I think Philadelphia will try Dario Saric at small forward, but I don't think he has the mobility to defend players at that position nor the shooting stroke to be a primary wing scorer.

Wood is most likely a goner. I wrote about how I think his potential could be worth keeping him around as the 15th man on the roster, but he was a Hinkie guy. I think the new regime will look for more experienced players to play a reserve role on the team. Richaun Holmes is a surefire power forward or a possible small ball five, in some instances. He doesn't have any of the tools to play on the wings, and he's been a force around the rim. Philadelphia has experimented with Jerami Grant as a small forward and seen very minimal success with it. That three-point shot he's supposed to have been developing has not come around at all, and I have my doubts about that becoming an effective tool for him. He's taken over 300 attempts from beyond the arc and is shooting under 28 percent. His inability to knock down shots from the outside means the team doesn't have enough space on the floor to play him at the three.

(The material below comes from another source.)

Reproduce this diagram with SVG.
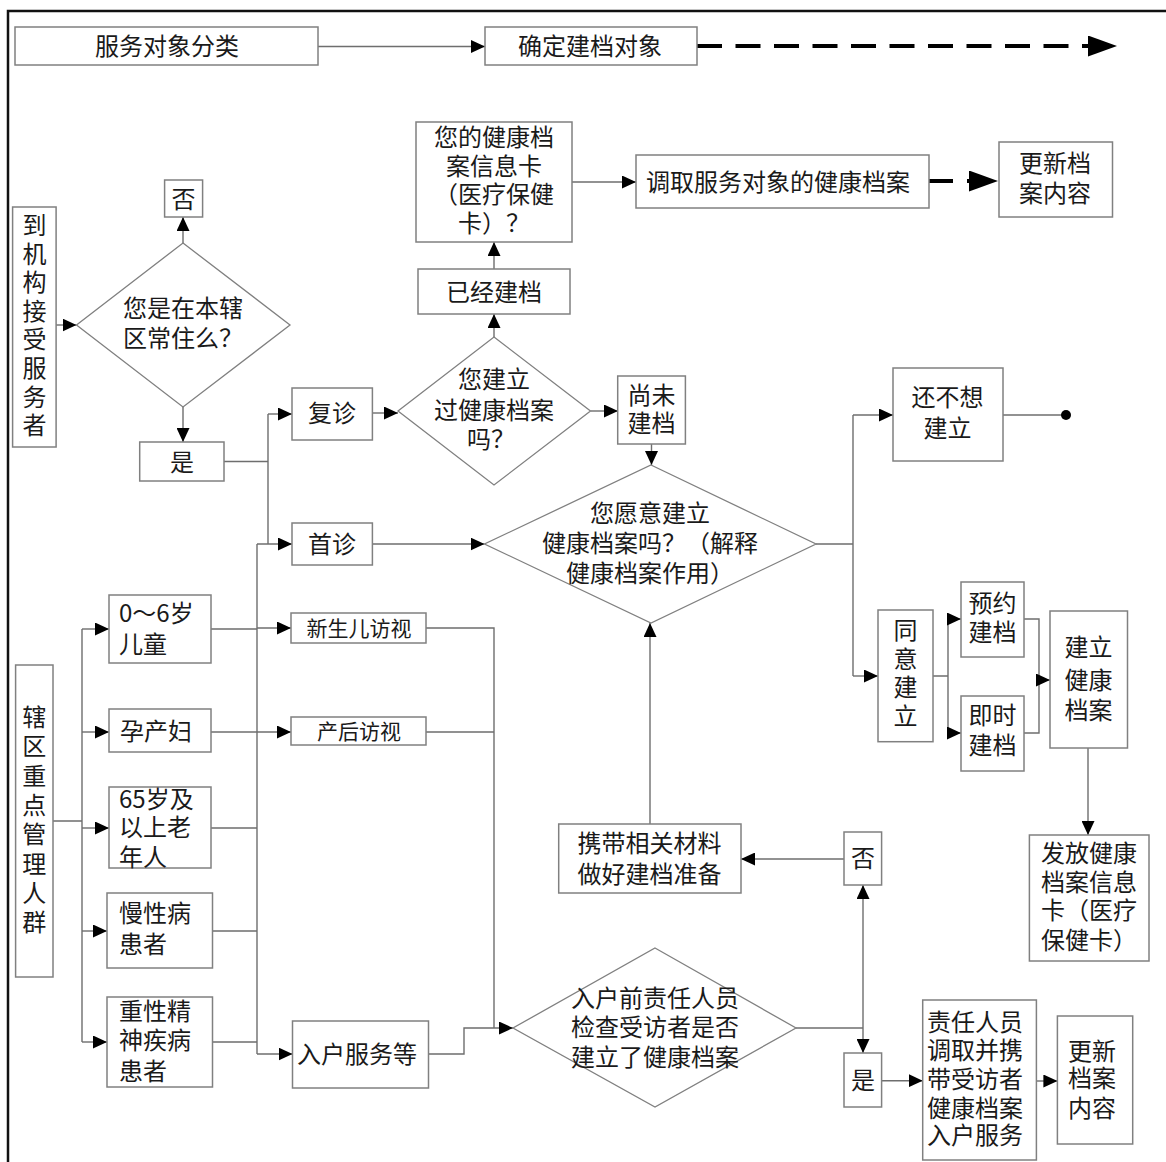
<svg xmlns="http://www.w3.org/2000/svg" width="1166" height="1162" viewBox="0 0 1166 1162">
<style>
.box{fill:#fff;stroke:#808080;stroke-width:1.5}
.dia{fill:#fff;stroke:#808080;stroke-width:1.3}
.ln{fill:none;stroke:#6e6e6e;stroke-width:1.4}
.dash{fill:none;stroke:#000;stroke-width:4}
text{font-family:"Noto Sans CJK SC","Noto Sans CJK JP",sans-serif;font-size:24px;fill:#1a1a1a;dominant-baseline:central}
.c{text-anchor:middle}
.s{text-anchor:start}
.sm{font-size:21px}
</style>
<defs>
<marker id="arr" viewBox="0 0 14 13" refX="14" refY="6.5" markerWidth="14" markerHeight="13" markerUnits="userSpaceOnUse" orient="auto"><path d="M0,0 L14,6.5 L0,13 Z" fill="#000"/></marker>
<marker id="arrBig" viewBox="0 0 29 21" refX="29" refY="10.5" markerWidth="29" markerHeight="21" markerUnits="userSpaceOnUse" orient="auto"><path d="M0,0 L29,10.5 L0,21 Z" fill="#000"/></marker>
</defs>
<rect width="1166" height="1162" fill="#fff"/>
<g id="frame">
<path d="M8,1162 V11 H1166" fill="none" stroke="#111" stroke-width="2.5"/>
</g>
<g id="connectors">
<path class="ln" d="M318,46.5 H485" marker-end="url(#arr)"/>
<path class="dash" d="M697,46 H1117" stroke-dasharray="25 13.5" marker-end="url(#arrBig)"/>
<path class="ln" d="M494,269 V242" marker-end="url(#arr)"/>
<path class="ln" d="M572,182 H636" marker-end="url(#arr)"/>
<path class="dash" d="M929,181 H998" stroke-dasharray="24 14" marker-end="url(#arrBig)"/>
<path class="ln" d="M183,243 V217" marker-end="url(#arr)"/>
<path class="ln" d="M56,325 H76.5" marker-end="url(#arr)"/>
<path class="ln" d="M183,407 V442" marker-end="url(#arr)"/>
<path class="ln" d="M224,461.5 H268 M268,414 V544"/>
<path class="ln" d="M268,414 H292" marker-end="url(#arr)"/>
<path class="ln" d="M257,544 H292" marker-end="url(#arr)"/>
<path class="ln" d="M372,413 H398" marker-end="url(#arr)"/>
<path class="ln" d="M494,337 V314" marker-end="url(#arr)"/>
<path class="ln" d="M590.5,411 H618" marker-end="url(#arr)"/>
<path class="ln" d="M651.5,444 V465" marker-end="url(#arr)"/>
<path class="ln" d="M372,544 H484.5" marker-end="url(#arr)"/>
<path class="ln" d="M816,544 H853 M853,415 V676"/>
<path class="ln" d="M853,415 H893" marker-end="url(#arr)"/>
<path class="ln" d="M853,676 H878" marker-end="url(#arr)"/>
<path class="ln" d="M1003,415 H1066"/>
<circle cx="1066" cy="415" r="5" fill="#000"/>
<path class="ln" d="M933,676 H948 M948,619 V733"/>
<path class="ln" d="M948,619 H961" marker-end="url(#arr)"/>
<path class="ln" d="M948,733 H961" marker-end="url(#arr)"/>
<path class="ln" d="M1024,619 H1039 V733 H1024"/>
<path class="ln" d="M1039,680 H1050" marker-end="url(#arr)"/>
<path class="ln" d="M1088,748 V835" marker-end="url(#arr)"/>
<path class="ln" d="M53,821 H82 M82,629 V1042"/>
<path class="ln" d="M82,629 H109" marker-end="url(#arr)"/>
<path class="ln" d="M82,732 H109" marker-end="url(#arr)"/>
<path class="ln" d="M82,828 H109" marker-end="url(#arr)"/>
<path class="ln" d="M82,931 H107" marker-end="url(#arr)"/>
<path class="ln" d="M82,1042 H107" marker-end="url(#arr)"/>
<path class="ln" d="M211,629 H257 M257,544 V1054 M211,828 H257 M212,931 H257 M212,1042 H257"/>
<path class="ln" d="M257,628 H291" marker-end="url(#arr)"/>
<path class="ln" d="M211,732 H291" marker-end="url(#arr)"/>
<path class="ln" d="M257,1054 H292.5" marker-end="url(#arr)"/>
<path class="ln" d="M426,628 H494 V1028 M426,732 H494"/>
<path class="ln" d="M428.5,1054 H464 V1028 H513" marker-end="url(#arr)"/>
<path class="ln" d="M650,824 V623" marker-end="url(#arr)"/>
<path class="ln" d="M796,1028 H863"/>
<path class="ln" d="M863,1028 V885" marker-end="url(#arr)"/>
<path class="ln" d="M863,1028 V1053" marker-end="url(#arr)"/>
<path class="ln" d="M844,859 H741" marker-end="url(#arr)"/>
<path class="ln" d="M881.6,1080.7 H922.7" marker-end="url(#arr)"/>
<path class="ln" d="M1036.4,1081 H1057.4" marker-end="url(#arr)"/>
</g>
<g id="n-fuwuduixiangfenlei"><rect class="box" x="15" y="27" width="303" height="38"/><text class="c" x="167" y="44">服务对象分类</text></g>
<g id="n-quedingjiandang"><rect class="box" x="485" y="27" width="212" height="38"/><text class="c" x="590" y="44">确定建档对象</text></g>
<g id="n-xinxika"><rect class="box" x="416" y="122" width="156" height="120"/><text class="c" x="494"><tspan x="494" y="135">您的健康档</tspan><tspan x="494" y="163.5">案信息卡</tspan><tspan x="494" y="192">（医疗保健</tspan><tspan x="494" y="220.5">卡）？</tspan></text></g>
<g id="n-yijingjiandang"><rect class="box" x="418" y="269" width="152" height="45"/><text class="c" x="494" y="290">已经建档</text></g>
<g id="n-diaoqu"><rect class="box" x="636" y="155" width="293" height="53"/><text class="c" x="778" y="180">调取服务对象的健康档案</text></g>
<g id="n-gengxin1"><rect class="box" x="999" y="142" width="113.5" height="75"/><text class="c"><tspan x="1055" y="161">更新档</tspan><tspan x="1055" y="191">案内容</tspan></text></g>
<g id="n-fou1"><rect class="box" x="164.6" y="180" width="38" height="37"/><text class="c" x="183.6" y="197">否</text></g>
<g id="n-changzhu"><polygon class="dia" points="183,243 290,325 183,407 76.5,325"/><text class="c"><tspan x="183" y="306">您是在本辖</tspan><tspan x="183" y="336">区常住么？</tspan></text></g>
<g id="n-daojigou"><rect class="box" x="12.6" y="207" width="43.5" height="240"/><text class="c"><tspan x="34.5" y="223">到</tspan><tspan x="34.5" y="251.6">机</tspan><tspan x="34.5" y="280.2">构</tspan><tspan x="34.5" y="308.8">接</tspan><tspan x="34.5" y="337.4">受</tspan><tspan x="34.5" y="366">服</tspan><tspan x="34.5" y="394.6">务</tspan><tspan x="34.5" y="423.2">者</tspan></text></g>
<g id="n-shi1"><rect class="box" x="139.7" y="442" width="84.3" height="39"/><text class="c" x="182" y="460">是</text></g>
<g id="n-fuzhen"><rect class="box" x="292" y="388" width="80.4" height="52"/><text class="c" x="332" y="411">复诊</text></g>
<g id="n-shouzhen"><rect class="box" x="292" y="523" width="80.4" height="42"/><text class="c" x="332" y="542">首诊</text></g>
<g id="n-jianliguo"><polygon class="dia" points="494,337 590.5,411 494,485 398,411"/><text class="c"><tspan x="494" y="377">您建立</tspan><tspan x="494" y="408">过健康档案</tspan><tspan x="491" y="437">吗？</tspan></text></g>
<g id="n-shangwei"><rect class="box" x="617.7" y="376" width="67.7" height="68"/><text class="c"><tspan x="651.5" y="393">尚未</tspan><tspan x="651.5" y="421">建档</tspan></text></g>
<g id="n-yuanyi"><polygon class="dia" points="651,465 816,544 651,623 484.5,544"/><text class="c"><tspan x="650" y="511">您愿意建立</tspan><tspan x="650" y="541">健康档案吗？（解释</tspan><tspan x="650" y="571">健康档案作用）</tspan></text></g>
<g id="n-huanbuxiang"><rect class="box" x="893" y="368" width="110" height="93"/><text class="c"><tspan x="947.5" y="395">还不想</tspan><tspan x="947.5" y="426">建立</tspan></text></g>
<g id="n-tongyi"><rect class="box" x="878" y="610" width="55" height="131.7"/><text class="c"><tspan x="905.5" y="628">同</tspan><tspan x="905.5" y="656.5">意</tspan><tspan x="905.5" y="685">建</tspan><tspan x="905.5" y="714">立</tspan></text></g>
<g id="n-yuyue"><rect class="box" x="961" y="582" width="63" height="75"/><text class="c"><tspan x="992.5" y="601">预约</tspan><tspan x="992.5" y="630">建档</tspan></text></g>
<g id="n-jishi"><rect class="box" x="961" y="696" width="63" height="75"/><text class="c"><tspan x="992.5" y="713">即时</tspan><tspan x="992.5" y="743">建档</tspan></text></g>
<g id="n-jianli"><rect class="box" x="1050" y="611" width="77.5" height="137"/><text class="c"><tspan x="1088.5" y="645">建立</tspan><tspan x="1088.5" y="678">健康</tspan><tspan x="1088.5" y="708">档案</tspan></text></g>
<g id="n-fafang"><rect class="box" x="1029.4" y="835" width="119.6" height="126"/><text class="c"><tspan x="1089" y="851">发放健康</tspan><tspan x="1089" y="880">档案信息</tspan><tspan x="1089" y="908">卡（医疗</tspan><tspan x="1089" y="938">保健卡）</tspan></text></g>
<g id="n-xiaqu"><rect class="box" x="15.6" y="665" width="37.4" height="312"/><text class="c"><tspan x="34.3" y="715">辖</tspan><tspan x="34.3" y="744.3">区</tspan><tspan x="34.3" y="773.6">重</tspan><tspan x="34.3" y="802.9">点</tspan><tspan x="34.3" y="832.2">管</tspan><tspan x="34.3" y="861.5">理</tspan><tspan x="34.3" y="890.8">人</tspan><tspan x="34.3" y="920">群</tspan></text></g>
<g id="n-ertong"><rect class="box" x="109" y="595" width="102" height="68"/><text class="s"><tspan x="119" y="611">0～6岁</tspan><tspan x="119" y="642">儿童</tspan></text></g>
<g id="n-yunchanfu"><rect class="box" x="109" y="709" width="102" height="43"/><text class="s" x="120" y="729">孕产妇</text></g>
<g id="n-laonian"><rect class="box" x="109" y="787" width="102" height="81"/><text class="s"><tspan x="119" y="797">65岁及</tspan><tspan x="119" y="825">以上老</tspan><tspan x="119" y="855">年人</tspan></text></g>
<g id="n-manxing"><rect class="box" x="107" y="893" width="105.5" height="75"/><text class="s"><tspan x="119" y="911">慢性病</tspan><tspan x="119" y="942">患者</tspan></text></g>
<g id="n-jingshen"><rect class="box" x="107" y="997" width="105.5" height="90"/><text class="s"><tspan x="119" y="1009">重性精</tspan><tspan x="119" y="1038">神疾病</tspan><tspan x="119" y="1069">患者</tspan></text></g>
<g id="n-xinshenger"><rect class="box" x="291" y="613" width="135" height="30"/><text class="c sm" x="359" y="626.5">新生儿访视</text></g>
<g id="n-chanhou"><rect class="box" x="291" y="717" width="135" height="28"/><text class="c sm" x="359" y="729.5">产后访视</text></g>
<g id="n-ruhu"><rect class="box" x="292.5" y="1021" width="136" height="67"/><text class="c" x="357" y="1052">入户服务等</text></g>
<g id="n-jiancha"><polygon class="dia" points="655,948 796,1028 655,1107 513,1028"/><text class="c"><tspan x="655" y="996">入户前责任人员</tspan><tspan x="655" y="1025">检查受访者是否</tspan><tspan x="655" y="1055">建立了健康档案</tspan></text></g>
<g id="n-fou2"><rect class="box" x="844" y="832" width="37.6" height="53"/><text class="c" x="863" y="856">否</text></g>
<g id="n-shi2"><rect class="box" x="844" y="1053" width="37.6" height="54"/><text class="c" x="863" y="1078">是</text></g>
<g id="n-xiedai"><rect class="box" x="558.7" y="824" width="182.3" height="69"/><text class="c"><tspan x="649.5" y="841">携带相关材料</tspan><tspan x="649.5" y="872">做好建档准备</tspan></text></g>
<g id="n-zeren"><rect class="box" x="922.7" y="1000" width="113.7" height="160"/><text class="c"><tspan x="975" y="1020">责任人员</tspan><tspan x="975" y="1048">调取并携</tspan><tspan x="975" y="1077">带受访者</tspan><tspan x="975" y="1106">健康档案</tspan><tspan x="975" y="1133">入户服务</tspan></text></g>
<g id="n-gengxin2"><rect class="box" x="1057.4" y="1016" width="75.3" height="128"/><text class="c"><tspan x="1092" y="1049">更新</tspan><tspan x="1092" y="1076">档案</tspan><tspan x="1092" y="1106">内容</tspan></text></g>
</svg>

There's some serious value in keeping Grant around from a defensive standpoint, as he is a tremendous help defender. I wouldn't be surprised if they moved on from Holmes. He's got the potential to be a solid contributor at the NBA level, but with the amount of guys Philadelphia has manning the paint, he may get caught up in the numbers game. He's probably only worth a second round pick via trade, but it's better than eating his guaranteed $1 million salary. Holmes isn't the type of guy you just give up on, especially after a productive rookie season, but the Sixers are in an unusual predicament. They may not have a choice but to part ways here.